Instructions to follow
Print the listing in its entirety and exactly, leaving out images.

Material provided
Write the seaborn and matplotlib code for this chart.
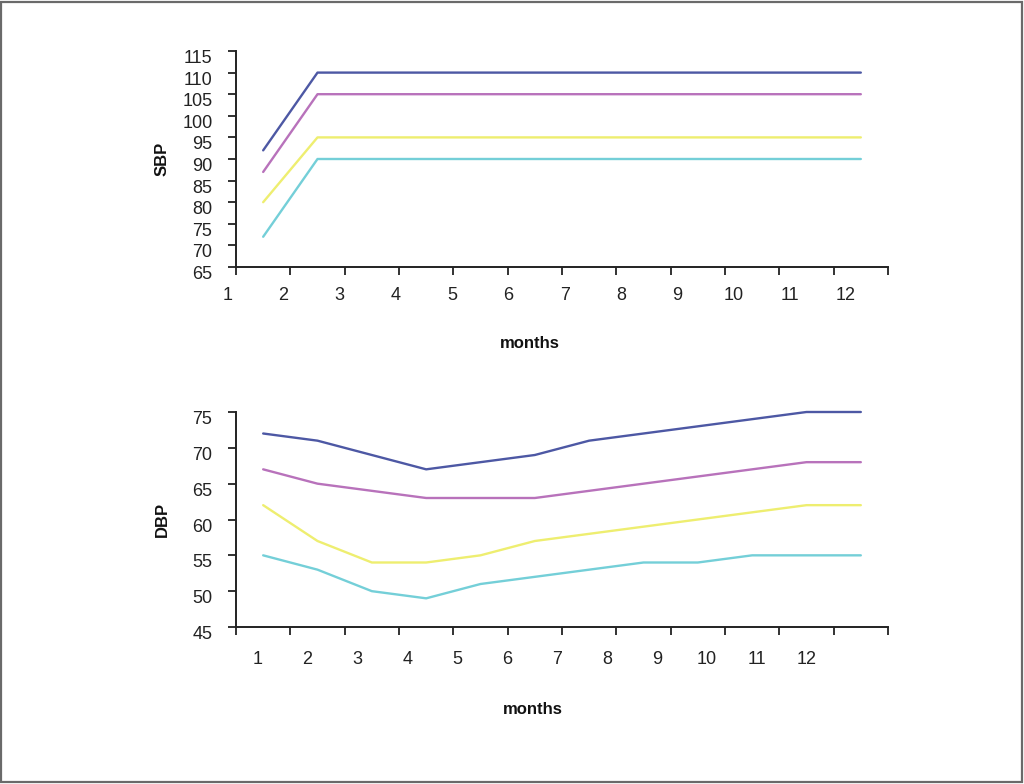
import numpy as np
import pandas as pd
import matplotlib
matplotlib.use('Agg')
import matplotlib.pyplot as plt
import matplotlib.transforms as mtransforms
from matplotlib.patches import Rectangle
import seaborn as sns

# data
months = list(range(1, 13))
series = ['upper', 'high', 'middle', 'lower']
colors = ['#4d58a4', '#b872bb', '#eeee70', '#74cfd8']

sbp_upper = [92, 110, 110, 110, 110, 110, 110, 110, 110, 110, 110, 110]
sbp_high = [87, 105, 105, 105, 105, 105, 105, 105, 105, 105, 105, 105]
sbp_middle = [80, 95, 95, 95, 95, 95, 95, 95, 95, 95, 95, 95]
sbp_lower = [72, 90, 90, 90, 90, 90, 90, 90, 90, 90, 90, 90]

dbp_upper = [72, 71, 69, 67, 68, 69, 71, 72, 73, 74, 75, 75]
dbp_high = [67, 65, 64, 63, 63, 63, 64, 65, 66, 67, 68, 68]
dbp_middle = [62, 57, 54, 54, 55, 57, 58, 59, 60, 61, 62, 62]
dbp_lower = [55, 53, 50, 49, 51, 52, 53, 54, 54, 55, 55, 55]

sbp_ticks = list(range(65, 116, 5))
dbp_ticks = list(range(45, 76, 5))


def long_frame(columns):
    rows = []
    for name, values in zip(series, columns):
        for i, v in enumerate(values):
            rows.append({'pos': i, 'month': months[i], 'series': name, 'value': v})
    return pd.DataFrame(rows)


df_sbp = long_frame([sbp_upper, sbp_high, sbp_middle, sbp_lower])
df_dbp = long_frame([dbp_upper, dbp_high, dbp_middle, dbp_lower])

sns.set_style('ticks')
plt.rcParams['font.family'] = ['Liberation Sans', 'DejaVu Sans']

fig = plt.figure(figsize=(10.24, 7.84), dpi=100)
fig.patches.append(Rectangle((0.001, 0.002), 0.997, 0.996, transform=fig.transFigure,
                             fill=False, edgecolor='#6a6a6a', linewidth=1.6))

ax_top = fig.add_axes([236 / 1024, 1 - 267 / 784, 652 / 1024, 216 / 784])
ax_bot = fig.add_axes([236 / 1024, 1 - 627 / 784, 652 / 1024, 215 / 784])


def style_axis(ax, df, ylabel, yticks, label_start, label_step, label_drop, xlabel_xy):
    sns.lineplot(data=df, x='pos', y='value', hue='series', palette=colors,
                 hue_order=series, linewidth=1.7, legend=False, ax=ax)
    for line in ax.lines:
        line.set_clip_on(False)
    for side in ['top', 'right']:
        ax.spines[side].set_visible(False)
    for side in ['left', 'bottom']:
        ax.spines[side].set_linewidth(1.4)
        ax.spines[side].set_color('#222222')

    # category boundary ticks, no labels
    ax.set_xticks(np.arange(-0.5, len(months), 1.0))
    ax.set_xticklabels([])
    ax.tick_params(axis='x', which='major', length=6, width=1.3, color='#222222')

    # month labels sit a little off the ticks, as in the original
    trans = mtransforms.blended_transform_factory(ax.transData, ax.transAxes)
    trans = trans + mtransforms.ScaledTranslation(0, -label_drop / 100, fig.dpi_scale_trans)
    for i, m in enumerate(months):
        ax.text(label_start + label_step * i, 0, str(m), transform=trans,
                ha='center', va='center', fontsize=13, color='#222222', clip_on=False)

    ax.set_yticks(yticks)
    ax.set_yticklabels([str(t) for t in yticks])
    ax.tick_params(axis='y', length=6, width=1.3, color='#222222', pad=11,
                   labelsize=13, labelcolor='#222222')
    offset = mtransforms.ScaledTranslation(0, -0.055, fig.dpi_scale_trans)
    for lab in ax.get_yticklabels():
        lab.set_transform(lab.get_transform() + offset)

    ax.set_xlim(-0.5, len(months) - 0.5)
    ax.set_ylim(yticks[0], yticks[-1])

    ax.set_xlabel('months', fontsize=12, fontweight='bold', color='#111111')
    ax.set_ylabel(ylabel, fontsize=12, fontweight='bold', color='#111111')
    ax.xaxis.set_label_coords(*xlabel_xy)
    ax.yaxis.set_label_coords(-0.1013, 0.5)


style_axis(ax_top, df_sbp, 'SBP', sbp_ticks, -0.66, 1.035, 28, (0.451, -0.32))
style_axis(ax_bot, df_dbp, 'DBP', dbp_ticks, -0.11, 0.92, 33, (0.456, -0.35))

fig.savefig('out.png', dpi=100)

Complete output
Write the seaborn and matplotlib code for this chart.
import numpy as np
import pandas as pd
import matplotlib
matplotlib.use('Agg')
import matplotlib.pyplot as plt
import matplotlib.transforms as mtransforms
from matplotlib.patches import Rectangle
import seaborn as sns

# data
months = list(range(1, 13))
series = ['upper', 'high', 'middle', 'lower']
colors = ['#4d58a4', '#b872bb', '#eeee70', '#74cfd8']

sbp_upper = [92, 110, 110, 110, 110, 110, 110, 110, 110, 110, 110, 110]
sbp_high = [87, 105, 105, 105, 105, 105, 105, 105, 105, 105, 105, 105]
sbp_middle = [80, 95, 95, 95, 95, 95, 95, 95, 95, 95, 95, 95]
sbp_lower = [72, 90, 90, 90, 90, 90, 90, 90, 90, 90, 90, 90]

dbp_upper = [72, 71, 69, 67, 68, 69, 71, 72, 73, 74, 75, 75]
dbp_high = [67, 65, 64, 63, 63, 63, 64, 65, 66, 67, 68, 68]
dbp_middle = [62, 57, 54, 54, 55, 57, 58, 59, 60, 61, 62, 62]
dbp_lower = [55, 53, 50, 49, 51, 52, 53, 54, 54, 55, 55, 55]

sbp_ticks = list(range(65, 116, 5))
dbp_ticks = list(range(45, 76, 5))


def long_frame(columns):
    rows = []
    for name, values in zip(series, columns):
        for i, v in enumerate(values):
            rows.append({'pos': i, 'month': months[i], 'series': name, 'value': v})
    return pd.DataFrame(rows)


df_sbp = long_frame([sbp_upper, sbp_high, sbp_middle, sbp_lower])
df_dbp = long_frame([dbp_upper, dbp_high, dbp_middle, dbp_lower])

sns.set_style('ticks')
plt.rcParams['font.family'] = ['Liberation Sans', 'DejaVu Sans']

fig = plt.figure(figsize=(10.24, 7.84), dpi=100)
fig.patches.append(Rectangle((0.001, 0.002), 0.997, 0.996, transform=fig.transFigure,
                             fill=False, edgecolor='#6a6a6a', linewidth=1.6))

ax_top = fig.add_axes([236 / 1024, 1 - 267 / 784, 652 / 1024, 216 / 784])
ax_bot = fig.add_axes([236 / 1024, 1 - 627 / 784, 652 / 1024, 215 / 784])


def style_axis(ax, df, ylabel, yticks, label_start, label_step, label_drop, xlabel_xy):
    sns.lineplot(data=df, x='pos', y='value', hue='series', palette=colors,
                 hue_order=series, linewidth=1.7, legend=False, ax=ax)
    for line in ax.lines:
        line.set_clip_on(False)
    for side in ['top', 'right']:
        ax.spines[side].set_visible(False)
    for side in ['left', 'bottom']:
        ax.spines[side].set_linewidth(1.4)
        ax.spines[side].set_color('#222222')

    # category boundary ticks, no labels
    ax.set_xticks(np.arange(-0.5, len(months), 1.0))
    ax.set_xticklabels([])
    ax.tick_params(axis='x', which='major', length=6, width=1.3, color='#222222')

    # month labels sit a little off the ticks, as in the original
    trans = mtransforms.blended_transform_factory(ax.transData, ax.transAxes)
    trans = trans + mtransforms.ScaledTranslation(0, -label_drop / 100, fig.dpi_scale_trans)
    for i, m in enumerate(months):
        ax.text(label_start + label_step * i, 0, str(m), transform=trans,
                ha='center', va='center', fontsize=13, color='#222222', clip_on=False)

    ax.set_yticks(yticks)
    ax.set_yticklabels([str(t) for t in yticks])
    ax.tick_params(axis='y', length=6, width=1.3, color='#222222', pad=11,
                   labelsize=13, labelcolor='#222222')
    offset = mtransforms.ScaledTranslation(0, -0.055, fig.dpi_scale_trans)
    for lab in ax.get_yticklabels():
        lab.set_transform(lab.get_transform() + offset)

    ax.set_xlim(-0.5, len(months) - 0.5)
    ax.set_ylim(yticks[0], yticks[-1])

    ax.set_xlabel('months', fontsize=12, fontweight='bold', color='#111111')
    ax.set_ylabel(ylabel, fontsize=12, fontweight='bold', color='#111111')
    ax.xaxis.set_label_coords(*xlabel_xy)
    ax.yaxis.set_label_coords(-0.1013, 0.5)


style_axis(ax_top, df_sbp, 'SBP', sbp_ticks, -0.66, 1.035, 28, (0.451, -0.32))
style_axis(ax_bot, df_dbp, 'DBP', dbp_ticks, -0.11, 0.92, 33, (0.456, -0.35))

fig.savefig('out.png', dpi=100)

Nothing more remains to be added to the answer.